Tuesday, March 29, 2011

Left Hand, Right Hand

There are many events in my childhood that, in remembering them, didn’t make much sense. Once I understood my mother’s drunkenness, some of those events became a little clearer. One instance, however, never made sense. One morning, my mother got me out of bed to go to school – I was in Grade 1. It was quite dark outside, so I would say it was probably late October or early November. When I started school a few months earlier, I was very excited and eager to embark on this new adventure. My grandmother had bought me some pretty dresses for school – one yellow, one blue, and one pink.

This particular morning, I was wearing the pink one. I was sitting on the edge of my bed brushing my hair looking into the dresser mirror. My mother came into the room, got angry (and I never remembered why), grabbed the brush out of my hand and smacked me across the mouth with it, splitting my lip and getting blood on my pink dress. Not only did it really hurt, but I was angry that now, because I didn’t have another clean dress, I couldn’t go to school.

It was shortly after that my mother left our household, and my great-aunt – we called her “mom” – came to live with us. She had me help her in many household chores, like ironing and sweeping. She would always comment on how I was holding the broom or the iron the wrong way. Everyone always commented on how I tied my shoes – backward to them. So, I learned that if the broom or iron felt “right” in my hand, I must be doing it wrong, so I’d switch.

Jump ahead to my College years. Because my high school marks were bad, I did not qualify for acceptance into the program of choice.

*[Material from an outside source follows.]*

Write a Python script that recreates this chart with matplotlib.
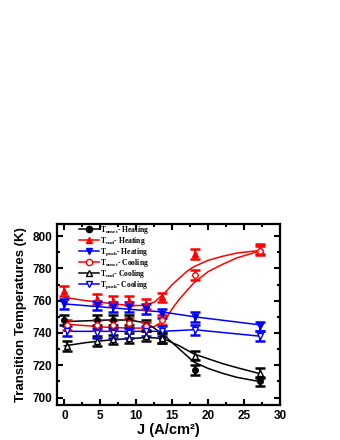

I took a year of General Arts (GASP) to improve my grades, and that proved to be a good idea. A year later, I was accepted into the music program I wanted. While in GASP (yes, we joked about this being the “last gasp” of our education), I took a psychology course. In it, we were to prepare seminars to present to the rest of the class. One of my classmates presented the topic of learning disabilities. I had never heard of them, and was fascinated. I discovered I had a mild organizational learning disability. Later I discovered this particular disability can be caused by a change in handedness. I asked my dad and his sister if I had ever been left-handed. They both thought about it for a moment, and then said, rather puzzled, “well, yes, you were.” They had honestly never thought about it, but realized I was.

Wow! What a revelation! In investigating how I changed from left-handedness to right-handedness, it was said to me that my mother was extremely superstitious, and that was probably her reason for changing me to being right-handed. By the time I went to school, my school teacher – 1 year from retirement – continued the process of converting me, and when Mom came, she didn’t even know I had been left-handed and thought I was just inept. She was just trying to teach me the way to do it that worked. And when I thought about my recounting of the hairbrush story, I realized every time I told it, I motioned myself brushing my hair with my left hand! Weird.

Once I discovered all this, I tried for a time to do some things with my left hand again – eating and writing. I did adopt eating with my left hand sometimes, but I never could get the writing down. I had always been “ambidextrous” as my dad is also. I found I was also “left-footed” in sports. Then, last October, I started a few months of counselling for some emotional issues that had popped up again relating to my childhood. Suddenly, after a couple of months, I realized I was doing more things left handed. It was a shock to me! I told my counsellor, and she said, “healing in many ways.” Wow. I hadn’t thought of ever returning to left-handedness, nor that it would represent a form of healing. Since I first noticed it, the trend has continued. I still haven’t tried writing, but when I start my online drawing lessons, I will at least try some drawing with my left hand. I find using my left hand is natural, and in many cases, I do a better job with the left hand!

My childhood has damaged me emotionally. This is not self-pity, but just a statement of fact. God has taken that damage and sculpted me into the person I am today, and will continue His work until I pass from this life. Just like a broken bone can never be made whole again, so the emotional break can never be completely healed. But, just as the bone is stronger at the point of the break, my emotions in some ways are stronger because of my trials. And certainly the spiritual training through trials has been intense, and rewarding. I will never be completely left-handed again – at least I would highly doubt it. Yet to have “healed” back to some form of left-handedness again is also God’s working in my life. I don’t entirely understand what it represents, but it doesn’t matter. It proves to me God is working on me, and that’s enough.